ASMR: Learning Attribute-Based Person Search with Adaptive Semantic Margin Regularizer
This addresses the challenge of finding person images based on text attributes, which is an incremental improvement in cross-modal retrieval for specific domains like surveillance or identification.
The paper tackles the problem of attribute-based person search by reducing the modality gap between text attributes and images, achieving state-of-the-art results on public benchmarks with a simple embedding model.

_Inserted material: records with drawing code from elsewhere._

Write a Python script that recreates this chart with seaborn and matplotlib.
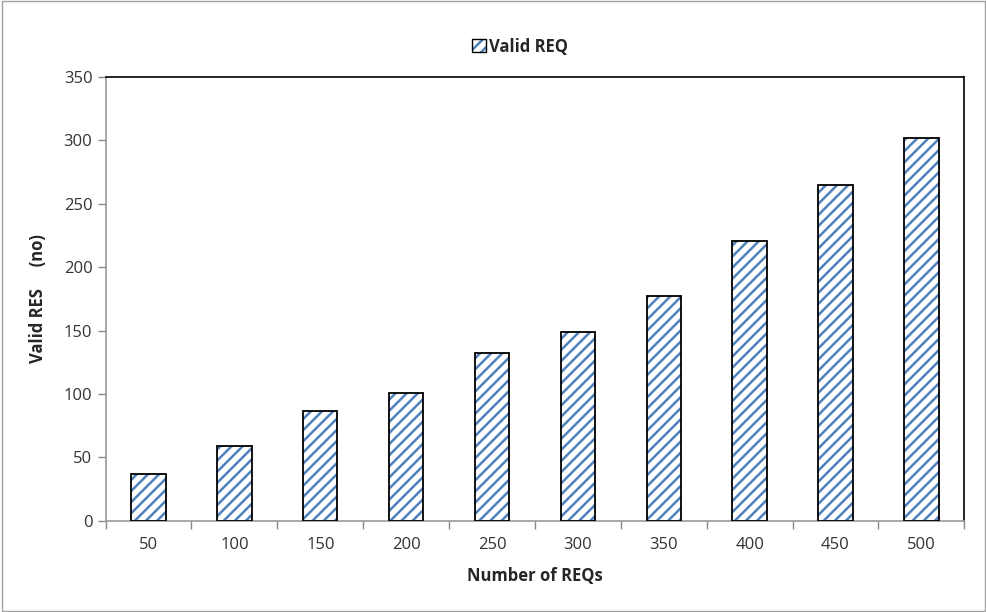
import pandas as pd
import matplotlib.pyplot as plt
import seaborn as sns
from matplotlib.patches import Rectangle

# data
req_counts = ["50", "100", "150", "200", "250", "300", "350", "400", "450", "500"]
valid_res = [37, 59, 87, 101, 132, 149, 177, 221, 265, 302]

df = pd.DataFrame({"reqs": req_counts, "valid": valid_res})

sns.set_theme(style="white")
plt.rcParams['font.family'] = ['Open Sans', 'DejaVu Sans']
plt.rcParams['hatch.linewidth'] = 1.8

fig = plt.figure(figsize=(9.87, 6.12), dpi=100)
ax = fig.add_axes([0.107, 0.149, 0.870, 0.725])

blue = "#4F81BD"
sns.barplot(data=df, x="reqs", y="valid", ax=ax, color="white",
            width=0.4, edgecolor=blue, linewidth=0, hatch="///")

# black outline on top of the hatched bars
for p in list(ax.patches):
    ax.add_patch(Rectangle(p.get_xy(), p.get_width(), p.get_height(),
                           fill=False, edgecolor="black", linewidth=1.3, zorder=3))

ax.set_ylim(0, 350)
ax.set_yticks(range(0, 351, 50))
ax.set_xlim(-0.5, len(req_counts) - 0.5)
ax.set_xticks(range(len(req_counts)))
ax.set_xticklabels(req_counts)
# tick marks between categories, like the original
ax.set_xticks([i - 0.5 for i in range(len(req_counts) + 1)], minor=True)
ax.tick_params(axis="x", which="major", length=0, labelsize=12, pad=12, colors="#333333")
ax.tick_params(axis="x", which="minor", length=6, width=1, color="#888888", direction="out", bottom=True)
ax.tick_params(axis="y", length=6, width=1, color="#888888", direction="out", left=True,
               labelsize=12, colors="#333333")

for s in ax.spines.values():
    s.set_color("black")
    s.set_linewidth(1.2)
ax.spines["left"].set_color("#999999")
ax.spines["bottom"].set_color("#999999")

ax.set_xlabel("Number of REQs", fontsize=12, fontweight="bold", labelpad=10)
ax.set_ylabel("Valid RES     (no)", fontsize=12, fontweight="bold", labelpad=12)

legend_fill = Rectangle((0, 0), 1, 1, facecolor="white", edgecolor=blue, hatch="///", linewidth=0)
legend_edge = Rectangle((0, 0), 1, 1, fill=False, edgecolor="black", linewidth=1.0)
leg = fig.legend([(legend_fill, legend_edge)], ["Valid REQ"], loc="center", bbox_to_anchor=(0.527, 0.924),
                 frameon=False, handlelength=0.85, handleheight=0.85, handletextpad=0.15,
                 prop={"weight": "bold", "size": 12})

# grey border around the whole chart area
fig.patches.append(Rectangle((0.002, 0.002), 0.996, 0.996, transform=fig.transFigure,
                             fill=False, edgecolor="#A0A0A0", linewidth=1))

fig.savefig("out.png", dpi=100)
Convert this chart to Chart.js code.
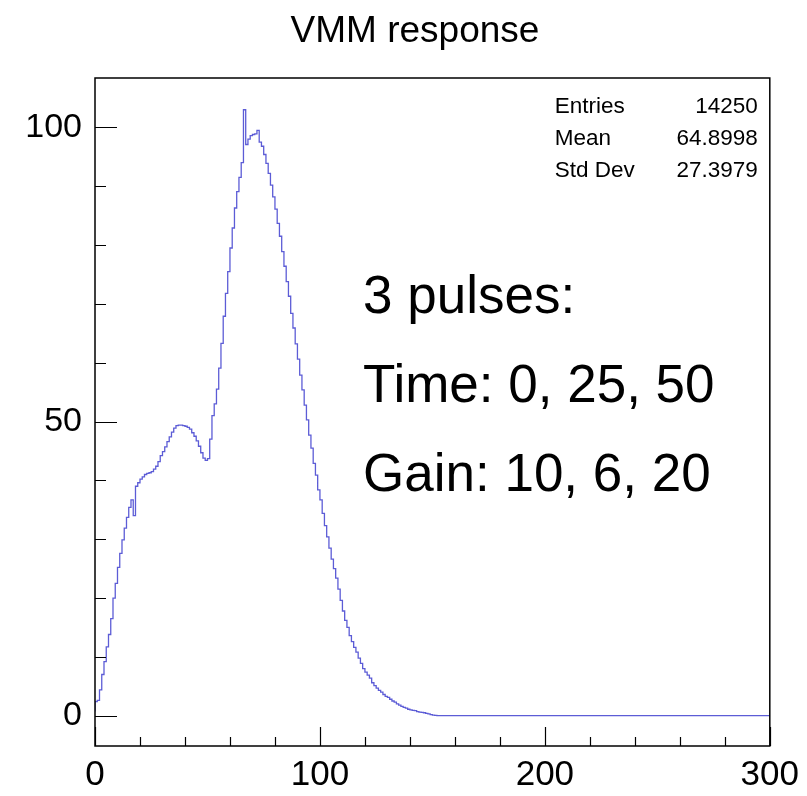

Attribute-based person search is the task of finding person images that are best matched with a set of text attributes given as query. The main challenge of this task is the large modality gap between attributes and images. To reduce the gap, we present a new loss for learning cross-modal embeddings in the context of attribute-based person search. We regard a set of attributes as a category of people sharing the same traits. In a joint embedding space of the two modalities, our loss pulls images close to their person categories for modality alignment. More importantly, it pushes apart a pair of person categories by a margin determined adaptively by their semantic distance, where the distance metric is learned end-to-end so that the loss considers importance of each attribute when relating person categories. Our loss guided by the adaptive semantic margin leads to more discriminative and semantically well-arranged distributions of person images. As a consequence, it enables a simple embedding model to achieve state-of-the-art records on public benchmarks without bells and whistles.